Why is differential calculus built on open sets?

For example in W. Rudin: Principles of Mathematical Analysis in every theorem or definition regarding the derivatives of a function from $\mathbb{R}^n \to \mathbb{R}^m$ there it always says at the beginning: "Let $E$ be an open set in $\mathbb{R}^n$, $f$ maps $E$ to $\mathbb{R}^m$ ...".

Why is the differential calculus built on the open subsets of $\mathbb{R}^n$? What is the precise (maybe topological) explanation?

The best way to understand this is to understand what an open set is. Recall that in metric spaces like $\mathbb{R}^n$ we define an open set as a set $U$ such that for every $p \in U$ there is some real number $\epsilon > 0$ such that the ball of radius $\epsilon$ and center $p$ is inside of $U$. Now, it says then that points less than a distance $\epsilon$ from $p$ are still in $U$ and we can understand this as saying "as long as we move $p$ arround without going a distance greater than $\epsilon$ we are still in $U$". So an open set is really a set on which for every point there is a small amount that the point can be moved around and will still be inside of the set.

Now let's take the derivative. First, imagine we have a function $f : \mathbb{R}^n \to \mathbb{R}^m$, so this function is defined inside all of $\mathbb{R}^n$. We say that $f$ is differentiable at $a$ if there exists a linear map called derivative $Df(a) \in \mathcal{L}(\mathbb{R}^n,\mathbb{R}^m)$ such that

$$\lim_{h\to 0}\frac{|f(a+h)-f(a)-Df(a)(h)|}{|h|}=0$$

So, we start at $a$ and move along $h$. Compute $f$ when we begin, that's $f(a)$ and compute it again when we end moving, that's $f(a+h)$ then we take the difference $f(a+h)-f(a)$. So, $f$ is differentiable if we can approximate this with a linear map (this is what the definition says).

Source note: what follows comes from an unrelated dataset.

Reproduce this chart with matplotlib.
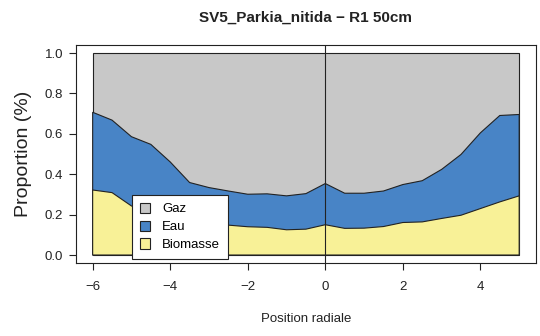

Now, what was important in that discussion, is that we could vary $f$ from $f(a)$ to $f(a+h)$. Now, this was possible because even if $h$ was imensely large in norm, the point $a+h$ would still be in the domain of $f$. If you have an arbitrary set of $\mathbb{R}^n$ it could happen that $a+h$ would end up going away from the set. Since we shrink $h$ to zero, it's not needed that for every $h$ the point $a+h$ is in the set, but that for sufficiently small $h$ it is (smallness with respect to the norm of course).

Because of that we require $U$ to be open: it grants us that for every point there will be really an amount of distance that we can move the point $a$ to $a+h$ without going away from the domain of definition.

If you want an example, consider $A = \{(x,y)\in \mathbb{R}^2 : x^2+y^2 \leq 1\}$. This set is not open. Now consider the point $a=(0,1)$, if we take $\epsilon >0$ and consider the vector $h=(0,\epsilon)$, then $a+h=(0,1+\epsilon)$ and this point is not inside $A$ anymore. If $f : A \to \mathbb{R}^m$, then what should be $f(a+h)$? This is undefined, so the derivative doesn't make sense.

This is how I see it.

Say we want to investigate the concept of a function to be "continuous", i.e. to have "no jumps". We notice that to look for continuity at a point it is not enough to look at the point itself, but we also need a little neighborhood of the point, so we define the open ball $B_r(p)$ of points around $p$ with distance less than $r$. We want to extend this notion to more general subsets of $\mathbb{R}^n$, and so we decide to call a subset "open" if for every point in the set we have a ball around this point contained in the set itself. This way we can investigate our local properties staying strictly inside our set.

Later, the concept has been extended to the topological notion of open set we have today.